** Begin **

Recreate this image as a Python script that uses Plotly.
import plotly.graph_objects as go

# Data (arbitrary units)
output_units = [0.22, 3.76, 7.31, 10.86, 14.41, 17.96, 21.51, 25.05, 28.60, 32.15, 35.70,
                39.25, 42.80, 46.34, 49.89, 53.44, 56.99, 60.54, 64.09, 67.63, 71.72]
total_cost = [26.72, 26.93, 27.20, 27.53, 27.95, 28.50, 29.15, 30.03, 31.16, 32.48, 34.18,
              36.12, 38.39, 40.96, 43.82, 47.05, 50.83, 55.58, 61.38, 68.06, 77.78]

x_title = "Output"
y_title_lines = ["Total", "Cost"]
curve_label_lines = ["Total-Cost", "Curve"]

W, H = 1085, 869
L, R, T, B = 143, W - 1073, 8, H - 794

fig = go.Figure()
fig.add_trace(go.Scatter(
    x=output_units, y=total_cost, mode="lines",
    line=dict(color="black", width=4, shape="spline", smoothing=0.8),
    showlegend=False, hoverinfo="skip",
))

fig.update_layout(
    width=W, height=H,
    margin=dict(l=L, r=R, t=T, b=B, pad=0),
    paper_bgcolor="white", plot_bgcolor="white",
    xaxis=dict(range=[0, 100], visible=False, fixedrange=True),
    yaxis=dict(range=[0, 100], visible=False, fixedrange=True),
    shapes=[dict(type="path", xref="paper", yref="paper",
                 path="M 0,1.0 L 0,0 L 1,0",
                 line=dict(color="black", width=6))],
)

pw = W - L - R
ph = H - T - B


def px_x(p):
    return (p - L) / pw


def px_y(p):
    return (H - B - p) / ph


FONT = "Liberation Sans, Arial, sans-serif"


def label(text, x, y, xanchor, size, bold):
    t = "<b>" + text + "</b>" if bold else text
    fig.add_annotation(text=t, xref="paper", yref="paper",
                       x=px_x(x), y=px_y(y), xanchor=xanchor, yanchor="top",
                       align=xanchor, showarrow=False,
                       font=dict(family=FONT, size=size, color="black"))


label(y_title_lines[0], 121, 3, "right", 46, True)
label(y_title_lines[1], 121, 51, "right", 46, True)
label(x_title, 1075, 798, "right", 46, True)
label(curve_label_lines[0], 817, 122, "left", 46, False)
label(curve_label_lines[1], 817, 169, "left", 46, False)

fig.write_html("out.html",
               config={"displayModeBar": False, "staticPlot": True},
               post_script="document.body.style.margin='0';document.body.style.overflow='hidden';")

** End **

Work to complete: Your task is to output all of the data above word for word.

Task response:
Recreate this image as a Python script that uses Plotly.
import plotly.graph_objects as go

# Data (arbitrary units)
output_units = [0.22, 3.76, 7.31, 10.86, 14.41, 17.96, 21.51, 25.05, 28.60, 32.15, 35.70,
                39.25, 42.80, 46.34, 49.89, 53.44, 56.99, 60.54, 64.09, 67.63, 71.72]
total_cost = [26.72, 26.93, 27.20, 27.53, 27.95, 28.50, 29.15, 30.03, 31.16, 32.48, 34.18,
              36.12, 38.39, 40.96, 43.82, 47.05, 50.83, 55.58, 61.38, 68.06, 77.78]

x_title = "Output"
y_title_lines = ["Total", "Cost"]
curve_label_lines = ["Total-Cost", "Curve"]

W, H = 1085, 869
L, R, T, B = 143, W - 1073, 8, H - 794

fig = go.Figure()
fig.add_trace(go.Scatter(
    x=output_units, y=total_cost, mode="lines",
    line=dict(color="black", width=4, shape="spline", smoothing=0.8),
    showlegend=False, hoverinfo="skip",
))

fig.update_layout(
    width=W, height=H,
    margin=dict(l=L, r=R, t=T, b=B, pad=0),
    paper_bgcolor="white", plot_bgcolor="white",
    xaxis=dict(range=[0, 100], visible=False, fixedrange=True),
    yaxis=dict(range=[0, 100], visible=False, fixedrange=True),
    shapes=[dict(type="path", xref="paper", yref="paper",
                 path="M 0,1.0 L 0,0 L 1,0",
                 line=dict(color="black", width=6))],
)

pw = W - L - R
ph = H - T - B


def px_x(p):
    return (p - L) / pw


def px_y(p):
    return (H - B - p) / ph


FONT = "Liberation Sans, Arial, sans-serif"


def label(text, x, y, xanchor, size, bold):
    t = "<b>" + text + "</b>" if bold else text
    fig.add_annotation(text=t, xref="paper", yref="paper",
                       x=px_x(x), y=px_y(y), xanchor=xanchor, yanchor="top",
                       align=xanchor, showarrow=False,
                       font=dict(family=FONT, size=size, color="black"))


label(y_title_lines[0], 121, 3, "right", 46, True)
label(y_title_lines[1], 121, 51, "right", 46, True)
label(x_title, 1075, 798, "right", 46, True)
label(curve_label_lines[0], 817, 122, "left", 46, False)
label(curve_label_lines[1], 817, 169, "left", 46, False)

fig.write_html("out.html",
               config={"displayModeBar": False, "staticPlot": True},
               post_script="document.body.style.margin='0';document.body.style.overflow='hidden';")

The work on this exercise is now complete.